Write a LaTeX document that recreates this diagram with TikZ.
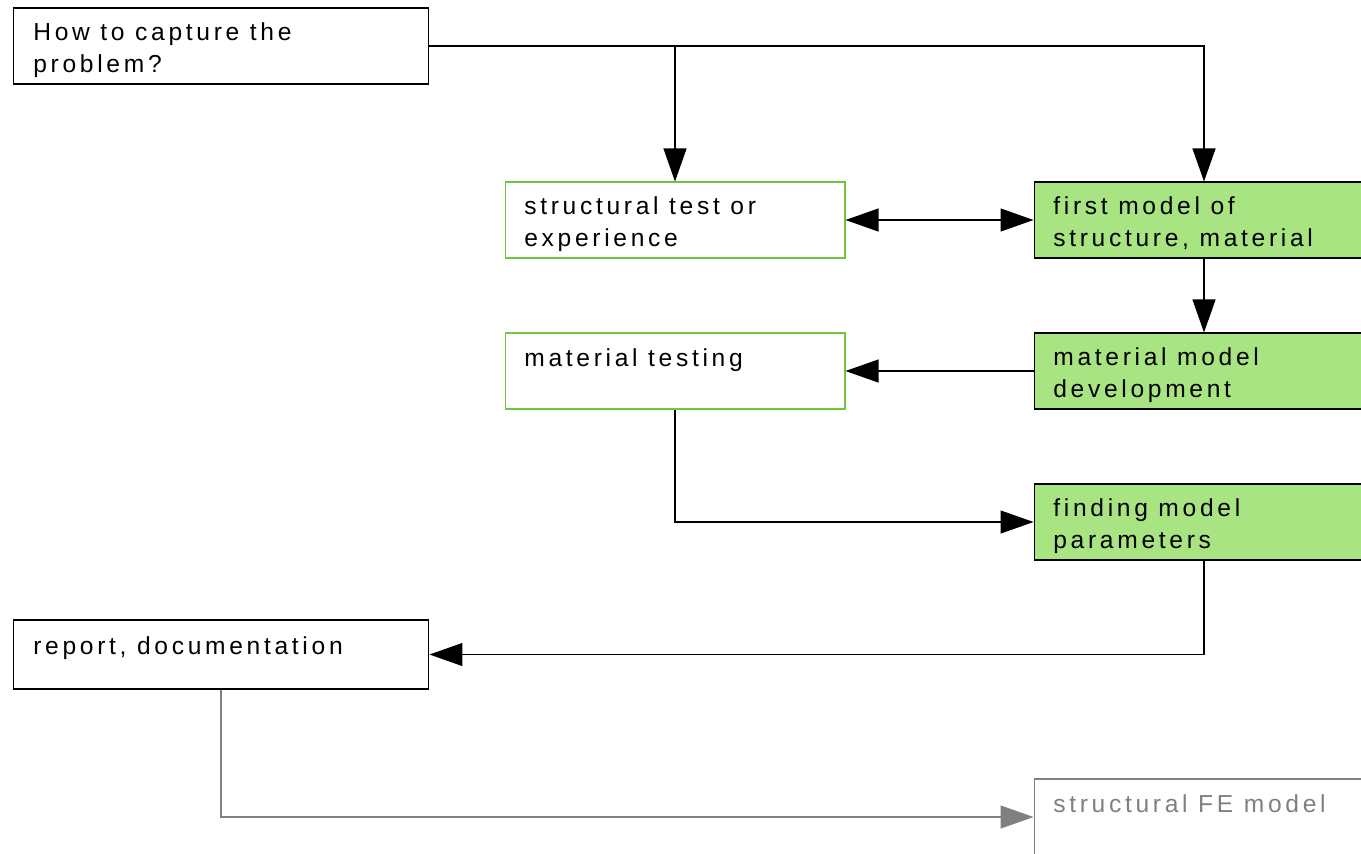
\documentclass[tikz,border=0pt]{standalone}
\usepackage{fontspec}
\setmainfont{Liberation Sans}[LetterSpace=15]
\usetikzlibrary{arrows.meta}

\definecolor{modelgreen}{RGB}{168,228,130}
\definecolor{testgreen}{RGB}{110,200,60}
\definecolor{fegray}{RGB}{128,128,128}

\tikzset{
  box/.style={draw, line width=0.6pt, inner sep=0pt, minimum width=6.8cm, minimum height=1.52cm},
  testbox/.style={box, draw=testgreen},
  modelbox/.style={box, fill=modelgreen},
  txt/.style={anchor=base west, align=left, inner sep=0pt,
    font=\fontsize{14pt}{18pt}\selectfont},
  arr/.style={line width=0.6pt, -{Triangle[length=0.66cm,width=0.46cm]}},
  twoarr/.style={line width=0.6pt, {Triangle[length=0.66cm,width=0.46cm]}-{Triangle[length=0.66cm,width=0.46cm]}}
}

\begin{document}
\begin{tikzpicture}[x=0.02cm, y=-0.02cm]
  \useasboundingbox (0,0) rectangle (1361,853);
  \clip (0,0) rectangle (1361,853);

  %% boxes
  \node[box, minimum width=8.32cm] (q) at (221,46) {};
  \node[testbox] (st) at (675,220) {};
  \node[modelbox] (fm) at (1204,220) {};
  \node[testbox] (mt) at (675,371) {};
  \node[modelbox] (mm) at (1204,371) {};
  \node[modelbox] (fp) at (1204,522) {};
  \node[box, minimum width=8.32cm, minimum height=1.38cm] (rep) at (221,654.5) {};
  \node[box, draw=fegray] (fe) at (1204,817) {};

  %% texts (base = last line)
  \node[txt] (qt) at (33,72) {How to capture the\\problem?};
  \node[txt] (stt) at (524,246) {structural test or\\experience};
  \node[txt] (fmt) at (1053,246) {first model of\\structure, material};
  \node[txt] (mtt) at (524,366) {material testing};
  \node[txt] (mmt) at (1053,397) {material model\\development};
  \node[txt] (fpt) at (1053,548) {finding model\\parameters};
  \node[txt] (rept) at (33,654) {report, documentation};
  \node[txt, text=fegray] (fet) at (1053,812) {structural FE model};

  %% arrows
  \coordinate (split) at (q.east -| st.north);
  \draw[arr] (q.east) -| (fm.north);
  \draw[arr] (split) -- (st.north);
  \draw[twoarr] (st) -- (fm);
  \draw[arr] (fm) -- (mm);
  \draw[arr] (mm) -- (mt);
  \draw[arr] (mt) |- (fp);
  \draw[arr] (fp) |- (rep);
  \draw[arr, color=fegray] (rep) |- (fe);
\end{tikzpicture}
\end{document}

# # # # # # #

- DIRECTIONS: Skip every picture and return the lines above from the top through the one that contains "draw=fegray] (fe) at".

- FINAL RESULT:
Write a LaTeX document that recreates this diagram with TikZ.
\documentclass[tikz,border=0pt]{standalone}
\usepackage{fontspec}
\setmainfont{Liberation Sans}[LetterSpace=15]
\usetikzlibrary{arrows.meta}

\definecolor{modelgreen}{RGB}{168,228,130}
\definecolor{testgreen}{RGB}{110,200,60}
\definecolor{fegray}{RGB}{128,128,128}

\tikzset{
  box/.style={draw, line width=0.6pt, inner sep=0pt, minimum width=6.8cm, minimum height=1.52cm},
  testbox/.style={box, draw=testgreen},
  modelbox/.style={box, fill=modelgreen},
  txt/.style={anchor=base west, align=left, inner sep=0pt,
    font=\fontsize{14pt}{18pt}\selectfont},
  arr/.style={line width=0.6pt, -{Triangle[length=0.66cm,width=0.46cm]}},
  twoarr/.style={line width=0.6pt, {Triangle[length=0.66cm,width=0.46cm]}-{Triangle[length=0.66cm,width=0.46cm]}}
}

\begin{document}
\begin{tikzpicture}[x=0.02cm, y=-0.02cm]
  \useasboundingbox (0,0) rectangle (1361,853);
  \clip (0,0) rectangle (1361,853);

  %% boxes
  \node[box, minimum width=8.32cm] (q) at (221,46) {};
  \node[testbox] (st) at (675,220) {};
  \node[modelbox] (fm) at (1204,220) {};
  \node[testbox] (mt) at (675,371) {};
  \node[modelbox] (mm) at (1204,371) {};
  \node[modelbox] (fp) at (1204,522) {};
  \node[box, minimum width=8.32cm, minimum height=1.38cm] (rep) at (221,654.5) {};
  \node[box, draw=fegray] (fe) at (1204,817) {};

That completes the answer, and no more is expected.